Columna publicada en El Líbero, 29.09.2015

Todo indica que ya no sólo seremos capaces de evitar el nacimiento de niños que presenten algún tipo de anomalía cromosómica o mutación genética, sino que también podremos elegir rasgos físicos como el sexo y el color de ojos. Y, si la ingeniería genética lo permite ―lo que al parecer sucederá en un futuro no muy lejano según acaba de anunciar la revista The Economist con su portada “Editing humanity”―, también se llegará a crear niños con ciertas cualidades, como determinadas capacidades cognitivas o deportivas.

Hace dos años llegó al mundo Connor Levy, el primer niño nacido después de un análisis genético completo. Para ello se utilizó una nueva línea de investigación llamada “secuenciación de nueva generación” (NGS), que otorgó la posibilidad de escoger aquel embrión con “cromosomas correctos”, para luego ser implantado a la madre mediante fecundación in vitro (FIV). Sus padres comenzaron con 13 embriones, de los cuales tres pasaron el test, y sólo uno -Connor- llegó a la meta. Un niño “genéticamente perfecto”.

El nacimiento de Connor marcó un hito revolucionario; el segundo, lo acaba de anunciar The Economist.

Así, mediante la ingeniería genética se espera mejorar la humanidad de una forma más eficiente y conforme a la decisión de los individuos: es lo que se conoce como eugenesia liberal. Se trata de un fenómeno todavía incipiente, pero que avanza a pasos agigantados, sin que necesariamente haya mediado una reflexión previa sobre los límites ético-normativos que exige la manipulación de seres humanos, más allá de las buenas intenciones que se invoquen en su defensa. Este es el propósito del informe del Instituto de Estudios de la Sociedad (IES): “Nueva eugenesia. 5 claves para el debate”, recientemente publicado.

En “El futuro de la naturaleza humana”, Habermas ha sostenido que “esta especie de controles de calidad deliberados pone en juego un nuevo aspecto del asunto: la instrumentalización de una vida humana engendrada con reservas por preferencias y orientaciones de valor de terceros”. En efecto, mediante la selección de embriones se decide quién merece un útero para crecer y quién un congelador (criopreservación), o quién debe ser simplemente desechado como un mero desperdicio biológico, un error de la naturaleza. La vida humana, por ende, tiende a someterse a criterios de pura eficacia técnica, lo que supone reducir la dignidad de la persona a un mero valor de utilidad. Los hijos ya no son apreciados por sí mismos ni aceptados incondicionalmente, sino que se convierten en medios para lograr un objetivo: las opiniones, gustos, deseos y decisiones individuales de los padres se transforman en el punto indiscutido de referencia.

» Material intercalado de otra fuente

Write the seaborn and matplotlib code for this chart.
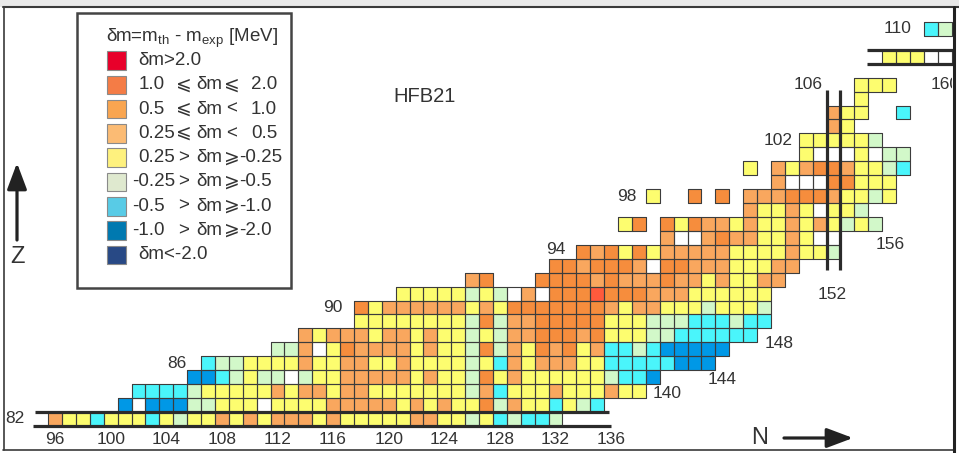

Tal vez el principal problema de todo esto es que lleva a perder un elemento inherente a la paternidad, como es, en palabras de William May, la “apertura a lo impredecible”: “apreciar a los hijos como regalos es aceptarlos como vienen, no como objeto de nuestros designios, o productos de nuestra voluntad, o como instrumento de nuestras ambiciones”. El intento por dominar el misterio de la vida puede conducir rápidamente a la desfiguración de la relación entre el padre y el hijo, cuyo amor incondicional no depende de los talentos o atributos del niño. El problema, entonces, es que con este tipo de prácticas la paternidad y la filiación tienden a convertirse en relaciones similares a un contrato; vale decir, sujetas a una serie de requisitos previos que no pueden sino ser arbitrarios, en la medida que asumimos que todos los seres humanos gozan de un igual e inconmensurable valor moral por el solo hecho de ser miembros de la especie humana.

En suma, pareciera imponerse la lógica del mercado en la generación de la vida. Éste ve así extendido su campo de acción a esferas difícilmente reductibles a la pura dimensión económica. El hijo ya no parece ser considerado como un don, sino más bien como un derecho o un medio para satisfacer un deseo. De ahí se desprende que además puedan “fabricarse” niños a la medida, según los requerimientos de quienes quieran obtenerlo —se buscan “buenos genes”— y en el momento que quieran hacerlo, como cualquier bien de consumo. Si la lógica del consumidor es aquella donde sus deseos deben ser inmediatamente satisfechos, es al menos delicado que incluso la configuración genética ―y por tanto, cuestiones relativas a la personalidad― de terceros pase a responder a ese dispositivo. Hay allí un problema moral de la más alta importancia, que no puede ser desdeñado sin más.